To an extent. I think more than anything, in terms of aesthetic and world building, it's my recollection of being a kid in the '80s and watching a million movies about what the future will be like. It's more a mixture of "Blade Runner" and "Robocop" than anything in terms of where the world has turned.

Battling Davey Trauma will send your characters on a physical journey to Tokyo. Will they also undergo an emotional journey?

Yes -- there's going to heavy and well-defined character arcs. Where we meet them when we open in issue #1 is not where they'll be by issue #5, or by issue #10. They grow and adapt quite a bit from when we first meet them, but I zig and zag a couple times, and I don't think people will expect where we end up by issue #5.

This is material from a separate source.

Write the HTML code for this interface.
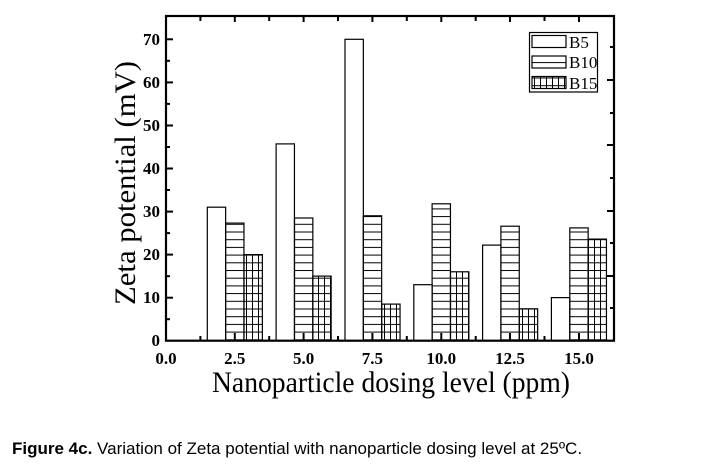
<!DOCTYPE html>
<html><head><meta charset="utf-8"><style>
html,body{margin:0;padding:0;background:#fff;width:724px;height:470px;overflow:hidden}
</style></head><body>
<svg width="724" height="470" xmlns="http://www.w3.org/2000/svg">
<defs>
<pattern id="h" width="10" height="7.7" patternUnits="userSpaceOnUse" y="0.5">
<line x1="0" y1="0.5" x2="10" y2="0.5" stroke="#000" stroke-width="1"/></pattern>
<pattern id="g" width="6" height="7.7" patternUnits="userSpaceOnUse" y="0.5">
<line x1="0" y1="0.5" x2="6" y2="0.5" stroke="#000" stroke-width="1"/>
<line x1="0.5" y1="0" x2="0.5" y2="7.7" stroke="#000" stroke-width="1"/></pattern>
</defs>
<g stroke="#000" stroke-width="1.2">
<rect x="207.3" y="207.2" width="18.35" height="133.5" fill="#fff"/>
<rect x="225.6" y="223.1" width="18.35" height="117.6" fill="url(#h)"/>
<rect x="244.0" y="254.6" width="18.35" height="86.1" fill="url(#g)"/>
<rect x="276.1" y="143.9" width="18.35" height="196.8" fill="#fff"/>
<rect x="294.5" y="218.0" width="18.35" height="122.7" fill="url(#h)"/>
<rect x="312.8" y="276.1" width="18.35" height="64.6" fill="url(#g)"/>
<rect x="345.0" y="39.3" width="18.35" height="301.4" fill="#fff"/>
<rect x="363.3" y="215.8" width="18.35" height="124.9" fill="url(#h)"/>
<rect x="381.7" y="304.1" width="18.35" height="36.6" fill="url(#g)"/>
<rect x="413.8" y="284.7" width="18.35" height="56" fill="#fff"/>
<rect x="432.1" y="203.8" width="18.35" height="136.9" fill="url(#h)"/>
<rect x="450.5" y="271.8" width="18.35" height="68.9" fill="url(#g)"/>
<rect x="482.6" y="245.1" width="18.35" height="95.6" fill="#fff"/>
<rect x="500.9" y="226.2" width="18.35" height="114.5" fill="url(#h)"/>
<rect x="519.3" y="308.8" width="18.35" height="31.9" fill="url(#g)"/>
<rect x="551.4" y="297.6" width="18.35" height="43.1" fill="#fff"/>
<rect x="569.8" y="227.9" width="18.35" height="112.8" fill="url(#h)"/>
<rect x="588.1" y="239.1" width="18.35" height="101.6" fill="url(#g)"/>
</g>
<rect x="166" y="16" width="448" height="324.7" fill="none" stroke="#000" stroke-width="2.2"/>
<g stroke="#000" stroke-width="2">
<line x1="166" y1="39.3" x2="173" y2="39.3"/><line x1="166" y1="82.4" x2="173" y2="82.4"/>
<line x1="166" y1="125.5" x2="173" y2="125.5"/><line x1="166" y1="168.5" x2="173" y2="168.5"/>
<line x1="166" y1="211.6" x2="173" y2="211.6"/><line x1="166" y1="254.6" x2="173" y2="254.6"/>
<line x1="166" y1="297.7" x2="173" y2="297.7"/>
<line x1="166" y1="60.8" x2="170" y2="60.8"/><line x1="166" y1="103.9" x2="170" y2="103.9"/>
<line x1="166" y1="147" x2="170" y2="147"/><line x1="166" y1="190" x2="170" y2="190"/>
<line x1="166" y1="233.1" x2="170" y2="233.1"/><line x1="166" y1="276.2" x2="170" y2="276.2"/>
<line x1="166" y1="319.2" x2="170" y2="319.2"/>
<line x1="234.8" y1="340" x2="234.8" y2="333"/><line x1="303.6" y1="340" x2="303.6" y2="333"/>
<line x1="372.4" y1="340" x2="372.4" y2="333"/><line x1="441.3" y1="340" x2="441.3" y2="333"/>
<line x1="510" y1="340" x2="510" y2="333"/><line x1="579" y1="340" x2="579" y2="333"/>
<line x1="200.4" y1="340" x2="200.4" y2="336"/><line x1="269.2" y1="340" x2="269.2" y2="336"/>
<line x1="338" y1="340" x2="338" y2="336"/><line x1="406.8" y1="340" x2="406.8" y2="336"/>
<line x1="475.7" y1="340" x2="475.7" y2="336"/><line x1="544.5" y1="340" x2="544.5" y2="336"/>
<line x1="200.4" y1="16" x2="200.4" y2="21"/><line x1="234.8" y1="16" x2="234.8" y2="22"/>
<line x1="269.2" y1="16" x2="269.2" y2="21"/><line x1="303.6" y1="16" x2="303.6" y2="22"/>
<line x1="338" y1="16" x2="338" y2="21"/><line x1="372.4" y1="16" x2="372.4" y2="22"/>
<line x1="406.8" y1="16" x2="406.8" y2="21"/><line x1="441.3" y1="16" x2="441.3" y2="22"/>
<line x1="475.7" y1="16" x2="475.7" y2="21"/><line x1="510" y1="16" x2="510" y2="22"/>
<line x1="544.5" y1="16" x2="544.5" y2="21"/><line x1="579" y1="16" x2="579" y2="22"/>
<line x1="614" y1="47" x2="610" y2="47"/><line x1="614" y1="80" x2="607" y2="80"/>
<line x1="614" y1="113" x2="610" y2="113"/><line x1="614" y1="145" x2="607" y2="145"/>
<line x1="614" y1="178" x2="610" y2="178"/><line x1="614" y1="211" x2="607" y2="211"/>
<line x1="614" y1="243" x2="610" y2="243"/><line x1="614" y1="276" x2="607" y2="276"/>
<line x1="614" y1="308" x2="610" y2="308"/>
</g>
<g font-family="Liberation Serif, serif" font-weight="bold" font-size="17" text-anchor="end">
<text x="160" y="45">70</text><text x="160" y="88">60</text><text x="160" y="131">50</text>
<text x="160" y="174">40</text><text x="160" y="217">30</text><text x="160" y="260">20</text>
<text x="160" y="303">10</text><text x="160" y="346">0</text>
</g>
<g font-family="Liberation Serif, serif" font-weight="bold" font-size="17" text-anchor="middle">
<text x="166" y="364">0.0</text><text x="234.8" y="364">2.5</text><text x="303.6" y="364">5.0</text>
<text x="372.4" y="364">7.5</text><text x="441.3" y="364">10.0</text><text x="510" y="364">12.5</text>
<text x="579" y="364">15.0</text>
</g>
<text x="391" y="392" font-family="Liberation Serif, serif" font-size="30" text-anchor="middle" textLength="358" lengthAdjust="spacingAndGlyphs">Nanoparticle dosing level (ppm)</text>
<text transform="translate(135,183) rotate(-90)" font-family="Liberation Serif, serif" font-size="30" text-anchor="middle" textLength="244" lengthAdjust="spacingAndGlyphs">Zeta potential (mV)</text>
<rect x="529.5" y="32.5" width="68" height="59.5" fill="#fff" stroke="#000" stroke-width="1.2"/>
<rect x="532" y="35.5" width="34" height="12" fill="#fff" stroke="#000" stroke-width="1.2"/>
<rect x="532" y="56" width="34" height="12" fill="url(#h)" stroke="#000" stroke-width="1.2"/>
<rect x="532" y="76.5" width="34" height="12" fill="url(#g)" stroke="#000" stroke-width="1.2"/>
<g font-family="Liberation Serif, serif" font-size="17">
<text x="569" y="48">B5</text><text x="569" y="68">B10</text><text x="569" y="89">B15</text>
</g>
<text x="12" y="454" font-family="Liberation Sans, sans-serif" font-size="17"><tspan font-weight="bold">Figure 4c.</tspan> Variation of Zeta potential with nanoparticle dosing level at 25ºC.</text>
</svg>
</body></html>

That's the exciting thing about a book like this. Honestly, going into "Tokyo Ghost" you won't know where it's going to head -- and it's going to head into some pretty surprising places. Sean has drawn up to issue #4, now. I've worked with some pretty good artists -- I've been very lucky -- but what Sean is delivering here is on a whole other level. It's just insanity.

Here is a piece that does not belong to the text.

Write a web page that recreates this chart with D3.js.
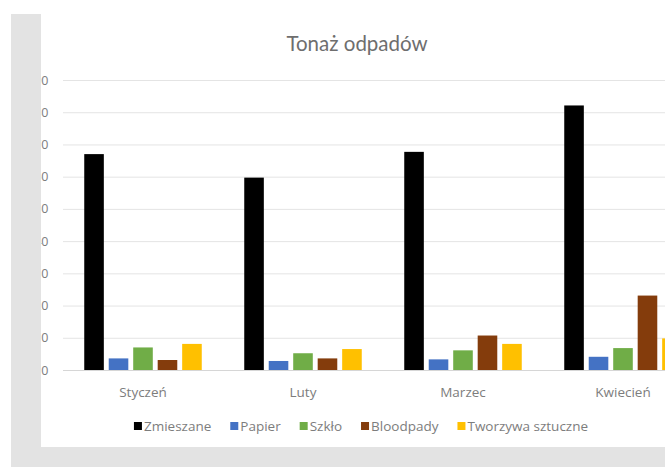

If I'm being vague about certain things, it's because I don't want people to know exactly where this is headed, issue after issue. That's kind of the goal with this, that each issue of the book is different from the issue before. It's sort of constantly morphing and keeping your expectations subverted.

In a way, you do that with all your creator-owned books, don't you? It sounds like "Tokyo Ghost" may go through the same sort of metamorphosis that books like "Deadly Class" and "Black Science" are currently going through.

For sure! You have to write what you would want to read. My favorite books, movies and television shows are ones that have something to say about the human condition that I identify with, have something visually exciting and interesting to look at, but also they take me on these unpredictable journeys that feel just like life.

Let's talk a little more about Sean and Matt's art for "Tokyo Ghost" -- are there any sequences or concepts that they've done that you're especially excited for readers to see?

When we get to the garden nation of Tokyo this is a version of Tokyo that is basically the last tech free zone on Earth. It's off the grid and it's blanketed by a mysterious EMP field. Led and Debbie find themselves in Tokyo on a mission. What happens there, in this world that Sean and Matt have created, is something that has to be seen to be believed.

This is a Tokyo that has been overgrown by nature. I've seen that in a few other places. I've seen cities grown over by nature. I think we, as humans, are fixated on that notion; the sort of finality of us and what comes after us with nature reclaiming cities. The way Sean has handled it, though, mixes in feudal Japan and the lush green of the forests that have grown around the city of Tokyo and all the people who live there. It's really spectacular.

So Sean is having a lot of fun with contrasts, moving from a city where it's all technology to a place where things have moved in the exact opposite direction.

Yeah, that's a big theme of the story. I think all of us, on some level, have a thirst for nature; the organic and the place where we came from. We all have thirst for this idealized world that we don't all spend a lot of time in during our day to day. The idea of the story is to explore how two people like Constable Led Dent and Debbi Decay react when they're shown people living this way.

Plus, it's also got a shitload of sex, violence, creative death races and mass murder. [Laughs] Not to get too far up my own ass, it's also still a whole lot of me having fun and creating a 1980s action movie.

This story is about contrasting the tech addicted isles of Los Angeles against the tech free land of Tokyo. Beyond that, it's about exploring how humans are humans no matter what situation you put them in. A lot of that is an excuse to do things like samurais fighting giant monster men on motorcycles.

With "Tokyo Ghost" being a future-based story, will you get a chance to reveal and unpack some of the events that led to your setting?

I have a bunch of notes on what happened to get us here, but I always feel like, unless you're Tolkien, you pepper in your backstory where it naturally falls, like if it comes up in a conversation. Otherwise, your backstory on the history of your world is always going to feel wedged in there. "Then, things got really bad in 2050 when the C.H.U.D.s came!" [Laughs]

I always see that as a kind of masturbatory rookie thing when I see it in films. There was a science fiction film I saw a few years ago that literally opened with a 15-minute sequence catching you up on the world. It went on and on about the history of the world, and it was like, start the fucking story and give me a break. [Laughs] I've always kept that in the back of my head. I know the basics of what got us here, but I'm not going to tell everybody. I think it will fall into the story as it's needed.

"Tokyo Ghost" starts in September, and like I said, we've got four issues done already, so we'll be popcorning them out every 30 days. The book starts off as a wonderful homage to all the dystopic futures we grew up watching in the '80s, and then it turns into something incredibly beautiful. Watching Sean and Matt shift from one to the other is such a treat.

"Tokyo Ghost" arrives in September via Image Comics.